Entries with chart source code

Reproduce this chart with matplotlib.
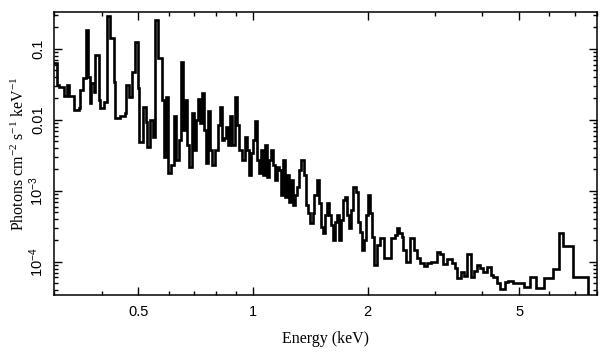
import matplotlib
matplotlib.use("Agg")
import matplotlib.pyplot as plt
from matplotlib.ticker import FixedLocator, FixedFormatter, LogLocator, NullFormatter

# bin edges (keV) and unfolded flux per bin (photons cm^-2 s^-1 keV^-1)
edges = [
    0.297, 0.306, 0.310, 0.319, 0.325, 0.329, 0.339, 0.350, 0.352, 0.358,
    0.363, 0.369, 0.372, 0.376, 0.383, 0.385, 0.395, 0.397, 0.407, 0.414,
    0.420, 0.432, 0.435, 0.448, 0.460, 0.465, 0.471, 0.482, 0.491, 0.500,
    0.503, 0.513, 0.522, 0.528, 0.535, 0.545, 0.551, 0.562, 0.575, 0.583,
    0.590, 0.597, 0.608, 0.619, 0.626, 0.638, 0.646, 0.654, 0.662, 0.670,
    0.678, 0.690, 0.699, 0.707, 0.716, 0.725, 0.734, 0.743, 0.752, 0.761,
    0.770, 0.780, 0.794, 0.809, 0.818, 0.828, 0.839, 0.849, 0.859, 0.870,
    0.880, 0.897, 0.908, 0.919, 0.935, 0.953, 0.964, 0.976, 0.988, 1.000,
    1.012, 1.025, 1.037, 1.050, 1.063, 1.076, 1.089, 1.102, 1.116, 1.129,
    1.143, 1.157, 1.171, 1.186, 1.200, 1.215, 1.230, 1.245, 1.260, 1.275,
    1.291, 1.307, 1.323, 1.339, 1.364, 1.380, 1.397, 1.414, 1.432, 1.449,
    1.467, 1.485, 1.503, 1.522, 1.540, 1.559, 1.578, 1.597, 1.617, 1.637,
    1.657, 1.677, 1.698, 1.718, 1.739, 1.761, 1.782, 1.804, 1.826, 1.860,
    1.882, 1.905, 1.929, 1.952, 1.976, 2.000, 2.025, 2.050, 2.073, 2.112,
    2.150, 2.203, 2.299, 2.356, 2.384, 2.414, 2.458, 2.473, 2.518, 2.580,
    2.644, 2.693, 2.742, 2.810, 2.862, 2.932, 3.041, 3.097, 3.154, 3.232,
    3.331, 3.393, 3.434, 3.519, 3.584, 3.650, 3.740, 3.809, 3.879, 3.950,
    4.023, 4.122, 4.224, 4.276, 4.381, 4.462, 4.572, 4.656, 4.826, 4.973,
    5.158, 5.349, 5.547, 5.822, 6.111, 6.338, 6.494, 6.902, 7.560,
]
flux = [
    0.0635, 0.0311, 0.0292, 0.0218, 0.0311, 0.0218, 0.0138, 0.0148, 0.0265,
    0.0390, 0.185, 0.0403, 0.0174, 0.0332, 0.0248, 0.0823, 0.0191, 0.0148,
    0.0179, 0.292, 0.143, 0.0343, 0.0107, 0.0114, 0.0126, 0.0311, 0.0211,
    0.0474, 0.1255, 0.0282, 0.0049, 0.0152, 0.00937, 0.00417, 0.0100, 0.00576,
    0.256, 0.0747, 0.0191, 0.00301, 0.0211, 0.00179, 0.00232, 0.0114, 0.00273,
    0.00523, 0.0656, 0.00723, 0.0191, 0.00444, 0.00218, 0.0126, 0.00378,
    0.0100, 0.0198, 0.00907, 0.0240, 0.00723, 0.00248, 0.0134, 0.00378,
    0.00232, 0.00378, 0.00850, 0.0152, 0.00523, 0.00558, 0.00797, 0.00444,
    0.0114, 0.00444, 0.0211, 0.00850, 0.00378, 0.00273, 0.00576, 0.00378,
    0.00168, 0.00343, 0.00523, 0.00968, 0.00273, 0.00179, 0.00378, 0.00168,
    0.00444, 0.00157, 0.00273, 0.00378, 0.00232, 0.00143, 0.00218, 0.00198,
    8.78e-4, 0.00273, 8.23e-4, 0.00168, 7.00e-4, 0.00143, 6.35e-4, 8.78e-4,
    0.00114, 0.00198, 0.00273, 0.00168, 6.35e-4, 4.90e-4, 3.54e-4, 4.90e-4,
    8.78e-4, 0.00143, 6.78e-4, 3.11e-4, 2.56e-4, 4.59e-4, 6.78e-4, 4.59e-4,
    3.32e-4, 2.04e-4, 3.66e-4, 4.59e-4, 2.04e-4, 3.90e-4, 7.47e-4, 8.23e-4,
    4.59e-4, 3.01e-4, 5.40e-4, 0.00114, 9.68e-4, 3.66e-4, 2.65e-4, 1.48e-4,
    2.04e-4, 4.59e-4, 8.78e-4, 4.90e-4, 2.25e-4, 9.07e-5, 1.74e-4, 2.18e-4,
    1.14e-4, 2.18e-4, 2.40e-4, 3.01e-4, 2.56e-4, 2.25e-4, 1.48e-4, 1.00e-4,
    2.18e-4, 1.48e-4, 1.14e-4, 9.68e-5, 8.78e-5, 9.68e-5, 1.00e-4, 1.38e-4,
    1.30e-4, 9.37e-5, 1.10e-4, 9.68e-5, 8.23e-5, 5.95e-5, 7.23e-5, 6.35e-5,
    1.30e-4, 6.15e-5, 7.47e-5, 9.07e-5, 8.23e-5, 7.23e-5, 8.50e-5, 6.56e-5,
    6.15e-5, 5.06e-5, 4.17e-5, 5.23e-5, 5.40e-5, 5.06e-5, 5.06e-5, 4.44e-5,
    6.15e-5, 4.30e-5, 5.95e-5, 7.97e-5, 2.56e-4, 1.68e-4, 6.15e-5,
]

xticks = [0.5, 1, 2, 5]
xtick_labels = ["0.5", "1", "2", "5"]
yticks = [1e-4, 1e-3, 1e-2, 1e-1]
ytick_labels = ["$10^{-4}$", "$10^{-3}$", "0.01", "0.1"]

plt.rcParams["font.family"] = "Liberation Sans"
plt.rcParams["mathtext.fontset"] = "custom"
plt.rcParams["mathtext.rm"] = "Liberation Sans"
plt.rcParams["mathtext.it"] = "Liberation Sans:italic"
plt.rcParams["mathtext.default"] = "regular"

fig = plt.figure(figsize=(6.08, 3.57), dpi=100)
ax = fig.add_axes([0.0888, 0.1737, 0.8932, 0.7927])

ax.stairs(flux, edges, baseline=1e-7, color="black", lw=1.9)

ax.set_xscale("log")
ax.set_yscale("log")
ax.set_xlim(0.3, 8.0)
ax.set_ylim(3.4e-5, 0.33)

ax.xaxis.set_major_locator(FixedLocator(xticks))
ax.xaxis.set_major_formatter(FixedFormatter(xtick_labels))
ax.xaxis.set_minor_locator(LogLocator(base=10, subs=range(2, 10)))
ax.xaxis.set_minor_formatter(NullFormatter())
ax.yaxis.set_major_locator(FixedLocator(yticks))
ax.yaxis.set_major_formatter(FixedFormatter(ytick_labels))
ax.yaxis.set_minor_locator(LogLocator(base=10, subs=range(2, 10)))
ax.yaxis.set_minor_formatter(NullFormatter())

ax.tick_params(which="both", direction="in", top=True, right=True, width=1.0, labelsize=10.5)
ax.tick_params(which="major", length=6)
ax.tick_params(which="minor", length=3)
ax.tick_params(axis="x", pad=7)
ax.tick_params(axis="y", pad=6)
for lbl in ax.get_yticklabels():
    lbl.set_rotation(90)
    lbl.set_va("center")
for s in ax.spines.values():
    s.set_linewidth(1.1)

ax.set_xlabel("Energy (keV)", family="Liberation Serif", fontsize=11.5, labelpad=9)
ax.set_ylabel("Photons cm$^{-2}$ s$^{-1}$ keV$^{-1}$", family="Liberation Serif",
              fontsize=11.5, labelpad=-1)

fig.savefig("out.png", dpi=100)
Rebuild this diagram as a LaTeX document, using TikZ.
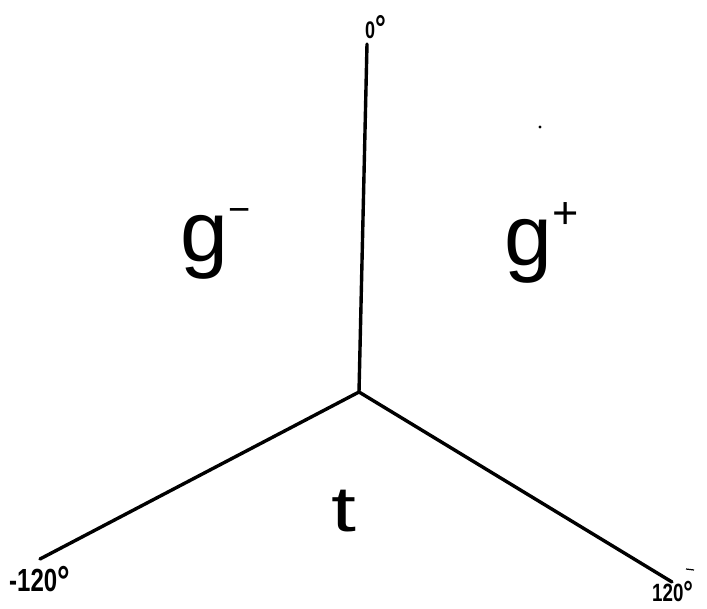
\documentclass[tikz,border=0pt]{standalone}
\usepackage{fontspec}
\setmainfont{Liberation Sans}
\newfontfamily\labfont[FakeStretch=0.75]{Liberation Sans Bold}
\newcommand\bigdeg[2]{\raisebox{#2}{\fontsize{#1}{#1}\selectfont°}}
\begin{document}
\begin{tikzpicture}[x=1pt,y=-1pt,
  axis/.style={line width=3.4pt,line cap=round},
  deg/.style={inner sep=0pt,font=\labfont},
  region/.style={inner sep=0pt,font=\fontsize{86}{86}\selectfont}]
\useasboundingbox[fill=white] (0,0) rectangle (707,609);
\coordinate (O) at (359,392);
\coordinate (T) at (367,44);
\coordinate (L) at (40,559);
\coordinate (R) at (672,582);
\draw[axis] (O) -- (T);
\draw[axis] (O) -- (L);
\draw[axis] (O) -- (R);
\node[deg,anchor=base west,font=\labfont\fontsize{24}{24}\selectfont] (l0) at (365,39) {0\bigdeg{36}{-2pt}};
\node[deg,anchor=base west,font=\labfont\fontsize{32}{32}\selectfont] (l1) at (9,591) {-120\bigdeg{42}{-4pt}};
\node[deg,anchor=base west,font=\labfont\fontsize{25}{25}\selectfont] (l2) at (652,601) {120\bigdeg{32}{-2pt}};
\node[region,anchor=base west] (gm) at (180,262) {g\raisebox{0.46em}{\fontsize{38}{38}\selectfont −}};
\node[region,anchor=base west] (gp) at (504,266) {g\raisebox{0.44em}{\fontsize{45}{45}\selectfont +}};
\node[region,anchor=base west,font=\fontsize{64}{64}\selectfont] (t) at (331,531) {\scalebox{1.4}[1]{t}};
\fill (540,127) circle (1.6);
\draw[line width=1.2pt] (686,569) -- (694,570);
\end{tikzpicture}
\end{document}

TASK DESCRIPTION -> Print exactly the first line of the entries and every line after it through the one that contains "from matplotlib.ticker import", leaving the pictures out.

SOLUTION TO THIS PROBLEM ->
Reproduce this chart with matplotlib.
import matplotlib
matplotlib.use("Agg")
import matplotlib.pyplot as plt
from matplotlib.ticker import FixedLocator, FixedFormatter, LogLocator, NullFormatter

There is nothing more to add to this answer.